As it was Burns Night earlier this week, I thought I’d share the following:
‘During the last eight years of his life, Burns directed most of his talents to the writing of songs. Though there are a few songs in the 1786 Kilmarnock and 1787 Edinburgh Poems, it may be doubted whether Burns ever thought very seriously of devoting himself to Scottish song literature; and, but for James Johnson, Burns’s songs, “which we reckon by far the best that Britain has yet produced,” might be died still-born … According to Snyder, whose account of the poetical work that Burns did for Johnson is very thorough, Burns seems virtually to have been the editor of the Museum almost from its beginning until his death in 1796’ (Egerer, A Bibliography of Robert Burns, pp. 26–7).
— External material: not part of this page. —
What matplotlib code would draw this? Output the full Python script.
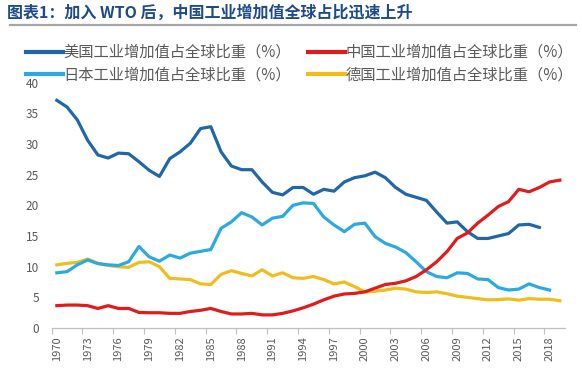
import matplotlib
matplotlib.use("Agg")
import matplotlib.pyplot as plt
from matplotlib.lines import Line2D
from matplotlib.ticker import FixedLocator

plt.rcParams['font.family'] = ['Noto Sans CJK SC', 'DejaVu Sans']

title = "图表1：加入 WTO 后，中国工业增加值全球占比迅速上升"
labels = ["美国工业增加值占全球比重（%）", "中国工业增加值占全球比重（%）",
          "日本工业增加值占全球比重（%）", "德国工业增加值占全球比重（%）"]

years_us = list(range(1970, 2018))
us = [37.1, 36.0, 33.9, 30.6, 28.2, 27.7, 28.5, 28.4, 27.1, 25.7,
      24.7, 27.6, 28.7, 30.1, 32.5, 32.8, 28.7, 26.4, 25.8, 25.8,
      23.8, 22.1, 21.7, 22.9, 22.9, 21.8, 22.6, 22.3, 23.8, 24.5,
      24.8, 25.4, 24.5, 22.9, 21.8, 21.3, 20.8, 18.9, 17.1, 17.3,
      15.7, 14.6, 14.6, 15.0, 15.4, 16.8, 16.9, 16.4]

years_cn = list(range(1970, 2020))
china = [3.65, 3.75, 3.75, 3.65, 3.2, 3.65, 3.2, 3.2, 2.55, 2.5,
         2.5, 2.4, 2.4, 2.7, 2.9, 3.2, 2.7, 2.3, 2.3, 2.4,
         2.15, 2.15, 2.4, 2.8, 3.3, 3.9, 4.6, 5.2, 5.55, 5.65,
         5.9, 6.5, 7.1, 7.3, 7.7, 8.4, 9.5, 10.8, 12.45, 14.6,
         15.5, 17.1, 18.4, 19.8, 20.6, 22.6, 22.2, 22.9, 23.8, 24.1]

years_jp = list(range(1970, 2019))
japan = [9.0, 9.2, 10.3, 11.1, 10.5, 10.3, 10.2, 10.8, 13.3, 11.6,
         10.9, 11.9, 11.4, 12.2, 12.5, 12.8, 16.25, 17.3, 18.8, 18.1,
         16.8, 17.9, 18.2, 20.0, 20.4, 20.3, 18.1, 16.8, 15.7, 16.9,
         17.1, 14.9, 13.8, 13.2, 12.3, 10.8, 9.2, 8.4, 8.2, 9.0,
         8.9, 8.0, 7.9, 6.6, 6.2, 6.35, 7.2, 6.6, 6.2]

years_de = list(range(1970, 2020))
germany = [10.3, 10.55, 10.7, 11.25, 10.55, 10.2, 10.0, 9.9, 10.7, 10.8,
           10.0, 8.1, 8.0, 7.9, 7.2, 7.1, 8.75, 9.35, 8.9, 8.5,
           9.5, 8.5, 9.0, 8.2, 8.1, 8.4, 7.9, 7.2, 7.5, 6.75,
           5.9, 6.0, 6.2, 6.5, 6.35, 5.9, 5.8, 5.9, 5.6, 5.2,
           5.0, 4.8, 4.6, 4.65, 4.75, 4.55, 4.8, 4.7, 4.7, 4.45]

xtick_labels = list(range(1970, 2019, 3))
yticks = [0, 5, 10, 15, 20, 25, 30, 35, 40]

c_us, c_cn, c_jp, c_de = "#1F67A8", "#E01B1B", "#2AAADE", "#F0BD1C"
gray = "#595959"

fig = plt.figure(figsize=(5.82, 3.73), dpi=100)
ax = fig.add_axes([0.0888, 0.1204, 0.9708 - 0.0888, 0.7788 - 0.1204])

lw = 2.3
l_us, = ax.plot(years_us, us, color=c_us, lw=lw, solid_joinstyle='round')
l_cn, = ax.plot(years_cn, china, color=c_cn, lw=lw, solid_joinstyle='round')
l_jp, = ax.plot(years_jp, japan, color=c_jp, lw=lw, solid_joinstyle='round')
l_de, = ax.plot(years_de, germany, color=c_de, lw=lw, solid_joinstyle='round')
l_de.set_zorder(1.5)
l_jp.set_zorder(2.2)
l_us.set_zorder(2.4)
l_cn.set_zorder(2.6)

ax.set_xlim(1969.5, 2019.5)
ax.set_ylim(0, 40)
ax.set_yticks(yticks)
ax.set_yticklabels([str(v) for v in yticks])
ax.set_xticks(xtick_labels)
ax.set_xticklabels([str(v) for v in xtick_labels], rotation=90)
ax.xaxis.set_minor_locator(FixedLocator([y - 0.5 for y in range(1970, 2021, 3)]))
ax.tick_params(axis='x', which='major', length=0, pad=6, labelsize=8, labelcolor=gray)
ax.tick_params(axis='x', which='minor', length=4, width=0.8, color="#BFBFBF")
ax.tick_params(axis='y', length=0, pad=9, labelsize=8.5, labelcolor=gray)
for s in ['top', 'right', 'left']:
    ax.spines[s].set_visible(False)
ax.spines['bottom'].set_color("#BFBFBF")
ax.spines['bottom'].set_linewidth(0.9)

fig.text(0.012, 0.967, title, fontsize=11.5, fontweight='bold', color="#1C4A8C",
         ha='left', va='center')
fig.add_artist(Line2D([0.017, 0.99], [0.933, 0.933], color="#A6A6A6", lw=1.6,
                      transform=fig.transFigure))

# column-major order: col1 = US, Japan; col2 = China, Germany
handles = [l_us, l_jp, l_cn, l_de]
leg_labels = [labels[0], labels[2], labels[1], labels[3]]
leg = fig.legend(handles, leg_labels, ncol=2, loc='upper left',
                 bbox_to_anchor=(0.045, 0.882), frameon=False, fontsize=11,
                 handlelength=2.4, handletextpad=0.05, columnspacing=1.1,
                 labelspacing=0.34, borderaxespad=0, borderpad=0)
for t in leg.get_texts():
    t.set_color(gray)
for h in leg.legend_handles:
    h.set_linewidth(3)

fig.savefig("out.png", dpi=100)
James Johnson’s ‘place in history is entirely due to his pivotal role in conceiving of, printing, and publishing the six-volume Scots Musical Museum between April 1787 and June 1803. Composed of six hundred songs, it remains the most substantive, valuable, and comprehensive collection of Scots song ever published. Although it became a work of enduring quality primarily through the contributions of Robert Burns, credit for devising the base for this seminal collection must go to Johnson. That he was on the point of publishing part one of his proposed two-volume book on Scots, English, and Irish song when he met Burns, and was happy to see his proposal evolve and develop its exclusively Scottish theme, reflects favourably on both his good taste and his commercial sense. His role has been sadly overlooked, as the collection resulted from his instant recognition and encouragement of Burns, combined with his wisdom in allowing his most important contributor a free hand in identifying, writing, selecting, and editing songs such as “Auld Lang Syne” and “Killiecrankie”’ (Oxford DNB).